After enabling Spark Native in a queue, it currently supports optimization for Scan and Filter operators.

Scan: The Scan operator is typically triggered by query statements, such as select * from test_table.
The following conditions support enabling Native:
- Hive tables and datasource tables in Parquet format
- Datasource tables in ORC format
Filter: The Filter operator is typically triggered by WHERE clauses, such as select * from test_table where id = xxx.

Using the EXPLAIN statement, you can view the types of operators triggered by SQL commands, for example, Explain select * from test_table.

This section describes how to enable Spark Native operator optimization.

Notes and Constraints

To enable the Spark Native engine for a queue in an elastic resource pool, the following conditions must be met simultaneously:
- Type of an elastic resource pool: Standard
- Type of a queue: For SQL
- Spark version: Spark 3.3.1 or later
For the default queue, when Spark 3.3.1 or later is used, Spark Native is disabled by default.
To disable Spark Native for a job, configure spark.gluten.enabled=false in the job parameters to disable Spark Native at the job level.

Enabling Spark Native Operator Optimization

When creating a SQL queue in an elastic resource pool, you can enable Spark Native.
Enable Spark Native acceleration on DLI.

For details, see Creating an Elastic Resource Pool and Creating Queues Within It.

For SQL queues in an existing elastic resource pool, you can enable Spark Native by setting queue properties.

In the navigation pane on the left of the DLI management console, choose Resources > Queue Management.
Locate the queue for which you want to set properties, click More in the Operation column, and select Set Property.

Go to the queue property setting page and set property parameters. Table 1 describes the property parameters.

For created queues, if you change the Spark Native setting (enabled/disabled) through the DLI management console or API, you need to restart the queue for the modification to take effect.

**Table 1** Queue properties
Property	Description	Example Value
DLI Spark Native Acceleration	Enabling Spark Native can improve the performance of Spark SQL jobs, reducing CPU and memory consumption.	Enabled

Click OK.

Disabling Spark Native Operator Optimization

Disable Spark Native for SQL queues in an elastic resource pool.

In the navigation pane on the left of the DLI management console, choose Resources > Queue Management.
Locate the queue for which you want to set properties, click More in the Operation column, and select Set Property.

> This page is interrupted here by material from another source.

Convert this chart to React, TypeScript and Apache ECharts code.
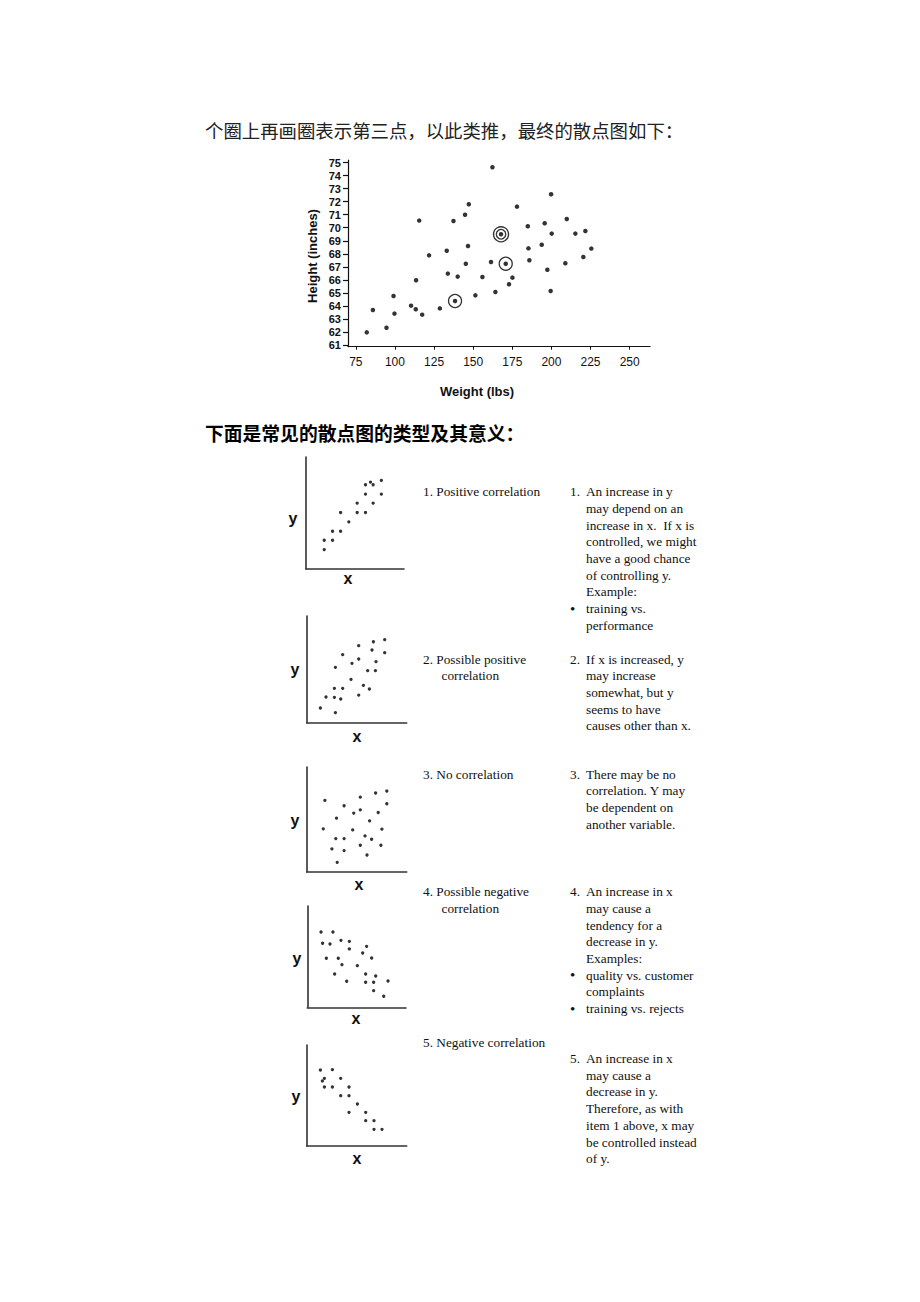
import React, { useEffect, useRef } from "react";
import * as echarts from "echarts";

// ---------- texts ----------
const introText = "个圈上再画圈表示第三点，以此类推，最终的散点图如下：";
const sectionTitle = "下面是常见的散点图的类型及其意义：";
const xAxisTitle = "Weight (lbs)";
const yAxisTitle = "Height (inches)";

// ---------- main chart data ----------
const weightTicks = [75, 100, 125, 150, 175, 200, 225, 250];
const heightTicks = [61, 62, 63, 64, 65, 66, 67, 68, 69, 70, 71, 72, 73, 74, 75];

const heightWeight: number[][] = [
  [162.3, 74.64], [199.8, 72.57], [147.2, 71.8], [178.0, 71.62], [144.8, 71.0],
  [115.5, 70.55], [137.4, 70.52], [209.8, 70.67], [195.7, 70.34], [184.9, 70.11],
  [167.8, 69.5], [200.2, 69.55], [215.3, 69.55], [221.7, 69.75], [193.8, 68.7],
  [146.7, 68.6], [185.3, 68.42], [225.5, 68.4], [133.1, 68.24], [121.8, 67.88],
  [220.4, 67.76], [161.4, 67.37], [170.8, 67.24], [145.3, 67.24], [185.9, 67.5],
  [208.9, 67.27], [133.8, 66.48], [140.1, 66.25], [155.9, 66.22], [197.4, 66.78],
  [175.1, 66.17], [113.5, 65.97], [172.9, 65.66], [164.2, 65.07], [199.5, 65.15],
  [151.4, 64.81], [99.1, 64.76], [138.4, 64.38], [110.3, 64.02], [85.9, 63.69],
  [113.3, 63.74], [128.7, 63.81], [99.7, 63.41], [117.4, 63.33], [94.6, 62.33],
  [82.0, 61.97],
];
const circledOnce: number[][] = [[138.4, 64.38], [170.8, 67.24]];
const circledTwice: number[][] = [[167.8, 69.5]];

// ---------- small example charts (x, y on 0..100) ----------
const positivePts: number[][] = [
  [18.6, 17.3], [18.6, 25.7], [27.1, 25.7], [27.1, 33.7], [35.3, 33.7], [35.3, 50.4],
  [43.7, 42.1], [52.2, 50.4], [52.2, 58.8], [60.7, 50.4], [60.7, 66.9], [60.7, 75.2],
  [65.8, 77.6], [68.5, 75.2], [68.5, 58.8], [76.9, 79.1], [76.9, 66.9],
];
const possiblePositivePts: number[][] = [
  [13.7, 13.8], [28.7, 9.4], [19.3, 24.1], [27.7, 23.8], [34, 22.2], [27.7, 32.2],
  [36, 32.2], [52, 25.9], [56.7, 35], [62.7, 31.6], [44.3, 40.6], [28.7, 51.9],
  [45.3, 55.6], [52, 59.7], [36, 63.8], [52, 72.2], [61, 48.8], [68.7, 48.8],
  [69.3, 57.2], [65.3, 68.1], [66.7, 75.9], [78, 77.8], [78, 65.6],
];
const noCorrelationPts: number[][] = [
  [18.2, 68.2], [16.6, 41.1], [29.8, 51.3], [37.4, 63.1], [53.6, 71.3], [68.9, 75.2],
  [80.1, 77.1], [80.1, 65], [53.6, 59.2], [47, 56.1], [71.5, 56.7], [62.9, 48.7],
  [46, 40.1], [75.2, 40.8], [29.1, 31.8], [37.4, 31.8], [58.3, 34.4], [64.9, 31.2],
  [25.2, 22], [37.4, 20.4], [53.6, 25.5], [74.2, 25.5], [60.3, 16.2], [30.5, 9.2],
];
const possibleNegativePts: number[][] = [
  [13.9, 74.3], [26, 74.3], [15.5, 63.2], [23, 62.5], [34.1, 66.1], [42.6, 65.1],
  [42.6, 57.6], [60.1, 60.2], [56.1, 53.6], [65.2, 48.7], [19.3, 48.4], [31.4, 48.4],
  [35.1, 42.1], [50.7, 41.1], [27.7, 32.9], [59.1, 32.9], [69.3, 30.9], [39.9, 25.7],
  [59.1, 24.7], [67.2, 24.7], [81.8, 26], [67.2, 16.4], [77.4, 10.9],
];
const negativePts: number[][] = [
  [13.7, 75.2], [25.7, 75.6], [17.7, 67], [15.7, 64.4], [17.7, 58.4], [25.7, 58.4],
  [34, 67], [42.3, 58.4], [34, 49.8], [42.3, 49.8], [50.7, 41.6], [42.3, 33.3],
  [59, 33.3], [59, 25.1], [67.3, 25.1], [67.3, 16.5], [75.3, 16.5],
];

// ---------- description texts ----------
const typeLabels: string[][] = [
  ["1. Positive correlation"],
  ["2. Possible positive", "correlation"],
  ["3. No correlation"],
  ["4. Possible negative", "correlation"],
  ["5. Negative correlation"],
];
// lines beginning with "•" are bullet items
const typeMeanings: string[][] = [
  ["An increase in y", "may depend on an", "increase in x.  If x is", "controlled, we might", "have a good chance", "of controlling y.", "Example:", "•training vs.", "performance"],
  ["If x is increased, y", "may increase", "somewhat, but y", "seems to have", "causes other than x."],
  ["There may be no", "correlation. Y may", "be dependent on", "another variable."],
  ["An increase in x", "may cause a", "tendency for a", "decrease in y.", "Examples:", "•quality vs. customer", "complaints", "•training vs. rejects"],
  ["An increase in x", "may cause a", "decrease in y.", "Therefore, as with", "item 1 above, x may", "be controlled instead", "of y."],
];

// ---------- layout ----------
const smallGrids = [
  { left: 306, top: 457, width: 98, height: 112, yLab: [293, 518], xLab: [348, 578] },
  { left: 306.7, top: 616, width: 100, height: 106.7, yLab: [295, 669], xLab: [357, 736] },
  { left: 306.7, top: 767, width: 100, height: 105, yLab: [295, 820], xLab: [359, 884] },
  { left: 307.3, top: 906, width: 98.7, height: 101.3, yLab: [297, 958], xLab: [356, 1018] },
  { left: 306.7, top: 1045, width: 100, height: 101, yLab: [296, 1096], xLab: [357, 1158] },
];
const labelTops = [491.7, 659, 774, 891.7, 1042.7];
const meaningTops = [491.7, 659, 774, 891.7, 1058.5];
const LH = 16.7;
const SERIF = "'Liberation Serif', 'Times New Roman', serif";
const SANS = "'Liberation Sans', Arial, sans-serif";

function buildOption() {
  const smallSets = [positivePts, possiblePositivePts, noCorrelationPts, possibleNegativePts, negativePts];

  const grids: any[] = [{ left: 348, top: 160, width: 302, height: 186.7 }];
  const xAxes: any[] = [
    {
      gridIndex: 0, type: "value", min: 70, max: 263,
      axisLine: { show: true, onZero: false, lineStyle: { color: "#111", width: 1.2 } },
      axisTick: { show: true, length: 3, customValues: weightTicks, lineStyle: { color: "#111" } },
      axisLabel: { customValues: weightTicks, color: "#111", fontSize: 12, fontFamily: SANS, margin: 9 },
      splitLine: { show: false },
    },
  ];
  const yAxes: any[] = [
    {
      gridIndex: 0, type: "value", min: 60.87, max: 75.2,
      axisLine: { show: true, onZero: false, lineStyle: { color: "#111", width: 1.2 } },
      axisTick: { show: true, length: 5, customValues: heightTicks, lineStyle: { color: "#111", width: 1.2 } },
      axisLabel: { customValues: heightTicks, color: "#111", fontSize: 11, fontWeight: "bold", fontFamily: SANS, margin: 7 },
      splitLine: { show: false },
    },
  ];
  const series: any[] = [
    {
      type: "scatter", xAxisIndex: 0, yAxisIndex: 0, data: heightWeight,
      symbol: "circle", symbolSize: 4.5, itemStyle: { color: "#000" }, z: 5,
    },
    {
      type: "scatter", xAxisIndex: 0, yAxisIndex: 0, data: circledOnce,
      symbol: "circle", symbolSize: 13,
      itemStyle: { color: "rgba(0,0,0,0)", borderColor: "#000", borderWidth: 1.3 }, z: 4,
    },
    {
      type: "scatter", xAxisIndex: 0, yAxisIndex: 0, data: circledTwice,
      symbol: "circle", symbolSize: 15,
      itemStyle: { color: "rgba(0,0,0,0)", borderColor: "#000", borderWidth: 1.4 }, z: 4,
    },
    {
      type: "scatter", xAxisIndex: 0, yAxisIndex: 0, data: circledTwice,
      symbol: "circle", symbolSize: 9.5,
      itemStyle: { color: "rgba(0,0,0,0)", borderColor: "#000", borderWidth: 1.3 }, z: 4,
    },
  ];

  const graphics: any[] = [];
  const addText = (text: string, x: number, y: number, font: string, extra: any = {}) => {
    graphics.push({
      type: "text", x, y, silent: true, ...extra,
      style: { text, font, fill: "#111", align: "left", verticalAlign: "middle", ...(extra.style || {}) },
    });
  };

  smallGrids.forEach((g, i) => {
    const idx = i + 1;
    grids.push({ left: g.left, top: g.top, width: g.width, height: g.height });
    const axisBase = {
      gridIndex: idx, type: "value", min: 0, max: 100,
      axisLine: { show: true, onZero: false, lineStyle: { color: "#333", width: 1.6 } },
      axisTick: { show: false }, axisLabel: { show: false }, splitLine: { show: false },
    };
    xAxes.push({ ...axisBase });
    yAxes.push({ ...axisBase });
    series.push({
      type: "scatter", xAxisIndex: idx, yAxisIndex: idx, data: smallSets[i],
      symbol: "circle", symbolSize: 3.3, itemStyle: { color: "#000" },
    });
    addText("y", g.yLab[0], g.yLab[1], `bold 16px ${SANS}`, { style: { align: "center" } });
    addText("x", g.xLab[0], g.xLab[1], `bold 16px ${SANS}`, { style: { align: "center" } });
  });

  // headings
  addText(introText, 205, 130, "18.4px 'Noto Sans CJK SC', sans-serif", { style: { fill: "#222" } });
  addText(sectionTitle, 205, 432, "bold 18.8px 'Noto Sans CJK SC', sans-serif", { style: { fill: "#000" } });

  // main chart axis titles
  addText(xAxisTitle, 477, 391, `bold 13px ${SANS}`, { style: { align: "center" } });
  addText(yAxisTitle, 312, 256, `bold 13px ${SANS}`, { rotation: Math.PI / 2, style: { align: "center" } });

  // type labels & meanings
  const serifFont = `13.3px ${SERIF}`;
  typeLabels.forEach((lines, i) => {
    lines.forEach((ln, j) => addText(ln, j === 0 ? 423 : 441.5, labelTops[i] + j * LH, serifFont));
  });
  typeMeanings.forEach((lines, i) => {
    addText(`${i + 1}.`, 570, meaningTops[i], serifFont);
    lines.forEach((ln, j) => {
      const y = meaningTops[i] + j * LH;
      if (ln.startsWith("•")) {
        addText("•", 570, y, `15px ${SERIF}`);
        addText(ln.slice(1), 586, y, serifFont);
      } else {
        addText(ln, 586, y, serifFont);
      }
    });
  });

  return {
    animation: false,
    backgroundColor: "#fff",
    grid: grids,
    xAxis: xAxes,
    yAxis: yAxes,
    series,
    graphic: { elements: graphics },
  };
}

export default function App() {
  const ref = useRef<HTMLDivElement>(null);
  useEffect(() => {
    if (!ref.current) return;
    const chart = echarts.init(ref.current, undefined, { renderer: "svg" });
    chart.setOption(buildOption());
    return () => chart.dispose();
  }, []);
  return (
    <div
      ref={ref}
      style={{ position: "absolute", left: 0, top: 0, width: 920, height: 1302 }}
    />
  );
}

Go to the queue property setting page and set property parameters. Table 2 describes the property parameters.

**Table 2** Queue properties
Property	Description	Example Value
DLI Spark Native Acceleration	Enabling Spark Native can improve the performance of Spark SQL jobs, reducing CPU and memory consumption.	Disabled

Click OK.

Disable Spark Native for a specified job when a queue has Spark Native enabled.
After Spark Native is enabled for a SQL queue, if you want to disable Spark Native for a particular job running in the queue,

add spark.gluten.enabled=false to the parameter settings of the SQL job to disable Spark Native.